When I was a girl, a young, innocent, and believing girl, my parents made me go to confession. I didn't always like to go. It was spooky going into the dark confessional booths, where I was told to say my penance for my sins and to recite The Act of Contrition.
Oh my God, I am heartily sorry for having offended thee. And I detest all my sins because I dread the loss of heaven and the pains of hell. But most of all because I offend thee my God, who art all good and deserving of all my love. I firmly resolve, with the help of thy grace, to confess my sins, to do penance and to amend my life, amen.
To confess my sins, to do penance and to amend my life, amen.
I was 7 or 8 years old at the time, and I had no idea what I was saying or doing. But I do now.
I made the decision to publish this book, and to sit face to face with the killer, because I wanted him, and the men who broke my heart and your hearts, to tell the truth, to confess their sins, to do penance and to amend their lives.
I have not spent a lifetime in the study of deception detection, but ex-CIA specialist Phil Houston has. "When killers confess," he told me, "the way they often do it is by creating a hypothetical" -- and then they spill their guts.
For many of them, it is the only way to tell the truth.
I thought of this and the many books I've published over the years on the subject of sociopaths and their lack of empathy ("Without Conscience" and "Snakes in Suits"). And I thought about "The Mind & The Brain," a book about the power of the human will. Is such behavior the result of a genetic flaw?
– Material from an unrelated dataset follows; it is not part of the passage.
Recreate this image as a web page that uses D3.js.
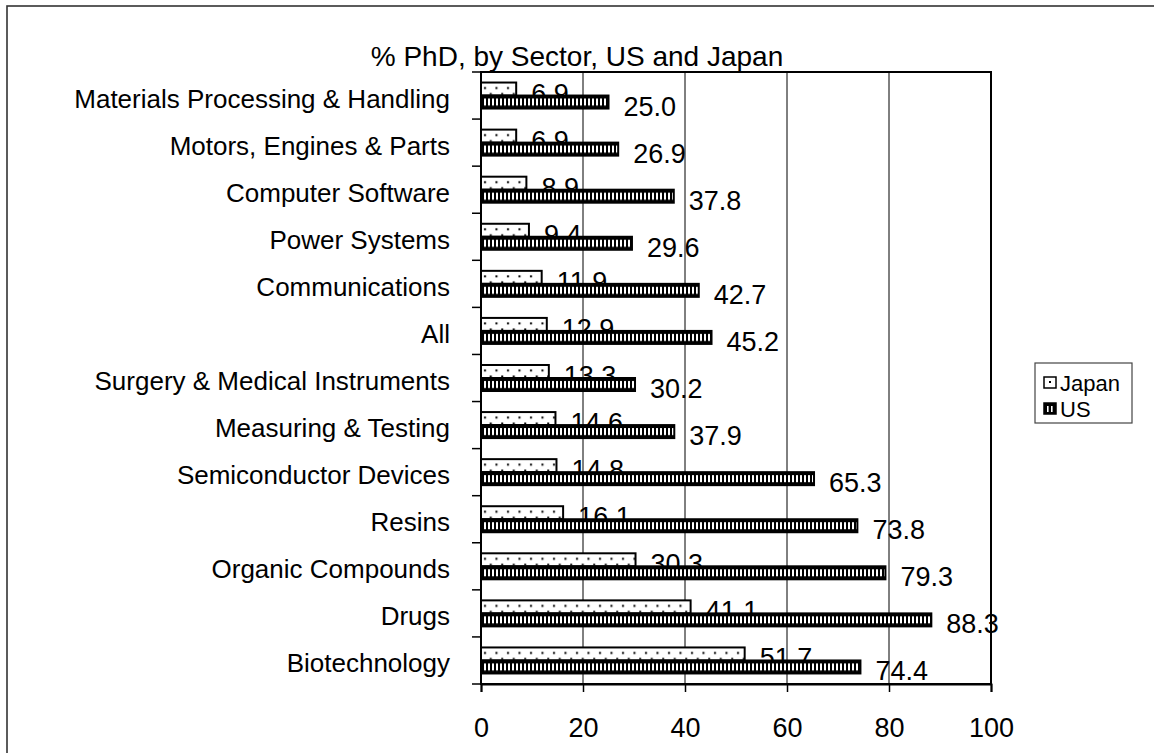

Could it be caused by a head injury? Is it the result of a weak and damaged human will? Was this man suffering from a sort of emotional autism?
How did it happen? How could a man with so much have so little? And how could we, as a society, continue to protect him and others from the consequences of his wrong-doing?
I don't know why he did it -- why he did the book, and sat for the interview. Was it his own disturbed need for attention? Did he have remorse? Was he ready to come clean and make amends and do his penance? I wouldn't know until I sat down in a chair across from him.
What I do know is I didn't pay him. I contracted through a third party who owns the rights, and I was told the money would go to his children. That much I could live with.
What I wanted was closure, not money.
I had never met him and never spoken with him until the day I interviewed him. And I was ready.
Fifty-three years prepared me for this conversation.
The men who lied and cheated and beat me — they were all there in the room. And the people who denied it, they were there too. And though it might sound a little strange, Nicole and Ron were in my heart. And for them I wanted him to confess his sins, to do penance and to amend his life. Amen.
We live in a world right now where hatred and vengeance is a way of life.
And as the killer sat before me I was not filled with vengeance or hatred. I thought of the man who had beaten me so many years ago, who left me in a hospital, the man who broke my child's heart. And I listened carefully.